Open Quuxplusone opened 3 years ago
Bugzilla Link | PR49763 |
Status | NEW |
Importance | P enhancement |
Reported by | Jeremy R. (llvm@rifkin.dev) |
Reported on | 2021-03-29 13:13:28 -0700 |
Last modified on | 2021-04-03 07:02:53 -0700 |
Version | trunk |
Hardware | All All |
CC | llvm-bugs@lists.llvm.org, llvm-dev@redking.me.uk, mstaveleytaylor@gmail.com, spatel+llvm@rotateright.com |
Fixed by commit(s) | |
Attachments | |
Blocks | |
Blocked by | |
See also |
I think I was mistaken when I speculated about a problem with ignoring poison values from the absolute value calculation. It may be as simple as not optimizing abs(x) & 1 -> x & 1 and abs(x & 1) -> x & 1.
This should help the examples with "abs":
https://reviews.llvm.org/rGc2ebad8d55bd
The examples with "srem" are trickier. Clearly, we are missing these basic
transforms in IR:
https://alive2.llvm.org/ce/z/BagXUu
https://alive2.llvm.org/ce/z/aapvrz
But we would have to bend our normal value usage rules to get those most basic
folds to fire on the example with 2 uses of the srem result.
That might be easier to justify as a backend (codegen) optimization.
Here's another missed fold in IR (not sure if there's a way to generalize this
any further):
https://alive2.llvm.org/ce/z/xEHdTv
Here's a potential generalization of the above:
https://alive2.llvm.org/ce/z/Cav8Pv
; replace abs-of-srem-by-positive-divisor with urem-of-abs
define i5 @src(i5 %x, i5 %y) {
%d = call i5 @llvm.abs.i5(i5 %y, i1 false) ; int min arg doesn't matter
%s = srem i5 %x, %d
%r = call i5 @llvm.abs.i5(i5 %s, i1 false) ; int min arg doesn't matter
ret i5 %r
}
define i5 @tgt(i5 %x, i5 %y) {
%d = call i5 @llvm.abs.i5(i5 %y, i1 false)
%a = call i5 @llvm.abs.i5(i5 %x, i1 false)
%r = urem i5 %a, %d
ret i5 %r
}
-------------------------------------------------------------------------------
As with many folds, there's a trade-off that we have to limit the power of the
transform based on number of uses the more that we generalize (because we need
to create extra instructions to keep the transform valid).
If "x % 2" is the special and common case, we might as well just try to get
that unless/until it is shown that we need to try harder.
(In reply to Sanjay Patel from comment #3)
> Here's another missed fold in IR (not sure if there's a way to generalize
> this any further):
> https://alive2.llvm.org/ce/z/xEHdTv
Committed as:
https://reviews.llvm.org/rG1462bdf1b985
So if I'm seeing it correctly, that leaves just the "is_odd_3" example as sub-
optimal.
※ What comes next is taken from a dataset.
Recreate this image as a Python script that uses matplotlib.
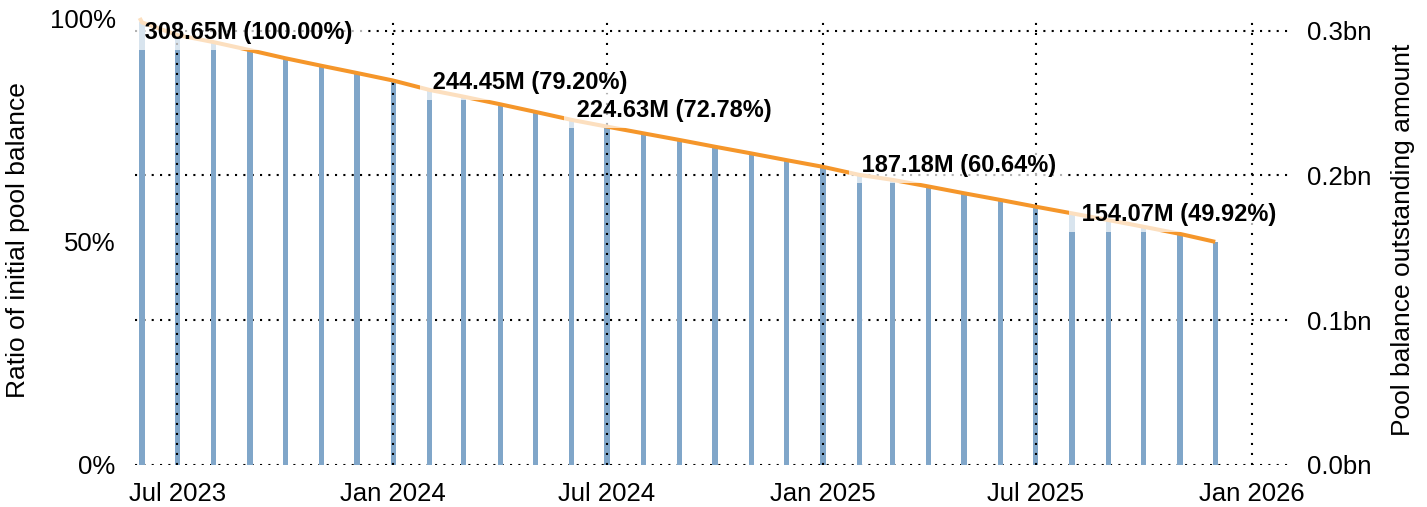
import matplotlib
matplotlib.use("Agg")
import matplotlib.pyplot as plt
import matplotlib.dates as mdates
import matplotlib.ticker as mticker
import pandas as pd

# ---------------- data ----------------
bar_dates = pd.date_range("2023-06-01", "2025-12-01", freq="MS")
ratio_pct = [99.0, 96.2, 94.6, 92.8, 91.0, 89.3, 87.7, 86.0, 83.9, 82.4, 80.7,
             79.0, 77.2, 75.7, 74.2, 72.7, 71.2, 69.7, 68.2, 66.7, 64.9, 63.8,
             62.3, 60.8, 59.3, 57.8, 56.3, 54.8, 53.3, 51.7, 49.92]
line_start_date = pd.Timestamp("2023-05-30")
line_start_pct = 100.0
initial_balance = 308.65e6

label_index = [0, 8, 12, 20, 26]
label_texts = ["308.65M (100.00%)", "244.45M (79.20%)", "224.63M (72.78%)",
               "187.18M (60.64%)", "154.07M (49.92%)"]
# label offsets in pixels (dx, dy) relative to anchor point
label_offsets = [(3, -10), (3, 7), (5, 9), (2, 9), (10, -1)]

right_ticks_bn = [0.0, 0.1, 0.2, 0.3]
left_ticks = [0.0, 0.5, 1.0]

# ---------------- style ----------------
plt.rcParams["font.family"] = ["Liberation Sans", "DejaVu Sans"]
BAR_C = "#80a6c9"
LINE_C = "#f5962a"

W, H = 1427, 507
fig = plt.figure(figsize=(W / 100, H / 100), dpi=100)
left_px, right_px, top_px, bottom_px = 135, 1288, 15, 465
ax = fig.add_axes([left_px / W, 1 - bottom_px / H,
                   (right_px - left_px) / W, (bottom_px - top_px) / H])
ax2 = ax.twinx()
ax.set_zorder(ax2.get_zorder() + 1)
ax.patch.set_visible(False)

ratio = [v / 100 for v in ratio_pct]
ax.bar(bar_dates, ratio, width=4.5, color=BAR_C, zorder=1)

line_x = [line_start_date] + list(bar_dates)
line_y = [line_start_pct / 100] + ratio
ax.plot(line_x, line_y, color=LINE_C, lw=2.9, zorder=3, solid_capstyle="butt")

px2pt = 72 / 100
for i, txt, (dx, dy) in zip(label_index, label_texts, label_offsets):
    ax.annotate(" " + txt + " ", xy=(bar_dates[i], ratio[i]),
                xytext=(dx * px2pt - 4.8, dy * px2pt),
                textcoords="offset points", ha="left", va="center",
                fontsize=17, fontweight="bold", color="black", zorder=5,
                bbox=dict(boxstyle="square,pad=0.25", fc="white", ec="none", alpha=0.7))

top = (bottom_px - top_px) / (bottom_px - 18)
ax.set_ylim(0, top)
ax2.set_ylim(0, top * initial_balance)
ax.set_xlim(pd.Timestamp("2023-05-26"), pd.Timestamp("2026-02-01"))

ax.xaxis.set_major_locator(mdates.MonthLocator(bymonth=[1, 7]))
ax.xaxis.set_major_formatter(mdates.DateFormatter("%b %Y"))
ax.set_yticks(left_ticks)
ax.yaxis.set_major_formatter(mticker.FuncFormatter(lambda v, p: f"{v*100:.0f}%"))
ax2.set_yticks([v * 1e9 for v in right_ticks_bn])
ax2.yaxis.set_major_formatter(mticker.FuncFormatter(lambda v, p: f"{v/1e9:.1f}bn"))

ax.set_axisbelow(False)
ax.grid(axis="x", color="black", linestyle=(0, (1, 3.8)), linewidth=1.5)
ax.grid(axis="y", visible=False)
ax2.grid(axis="y", color="black", linestyle=(0, (1, 3)), linewidth=1.5)

for a in (ax, ax2):
    for s in a.spines.values():
        s.set_visible(False)
ax.tick_params(axis="both", length=0, labelsize=18.5, colors="black")
ax.tick_params(axis="x", pad=12)
ax.tick_params(axis="y", pad=14)
ax2.tick_params(axis="y", length=0, labelsize=18.5, pad=14, colors="black")

ax.set_ylabel("Ratio of initial pool balance", fontsize=19, labelpad=14)
ax2.set_ylabel("Pool balance outstanding amount", fontsize=19, labelpad=14)

fig.savefig("out.png", dpi=100)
That needs something like what I suggested in comment 2.
(In reply to Sanjay Patel from comment #5)
> (In reply to Sanjay Patel from comment #3)
> > Here's another missed fold in IR (not sure if there's a way to generalize
> > this any further):
> > https://alive2.llvm.org/ce/z/xEHdTv
>
> Committed as:
> https://reviews.llvm.org/rG1462bdf1b985
>
>
> So if I'm seeing it correctly, that leaves just the "is_odd_3" example as
> sub-optimal. That needs something like what I suggested in comment 2.
If I'm not mistaken, the abs (srem X, 2) --> and X, 1 transformation can be
made more generally as abs (srem X, n) --> urem X, n. The urem X, 2 special
case already has a transformation --> and X, 1.
The abs (srem X, n) --> urem X, n transformation makes most sense to me though I understand your point regarding limiting the power of the transformation. I don't have any examples right off-hand that would benefit from this more powerful transform.
(In reply to Jeremy Morgan Rifkin from comment #6)
> If I'm not mistaken, the abs (srem X, 2) --> and X, 1 transformation can be
> made more generally as abs (srem X, n) --> urem X, n.
That's almost the same as what I was suggesting in comment 4, but the transform
is only valid if we can guarantee that X is positive.
This might make it clearer than my earlier example:
https://alive2.llvm.org/ce/z/ASha97
If you comment out the 'assume' line, the transform doesn't hold.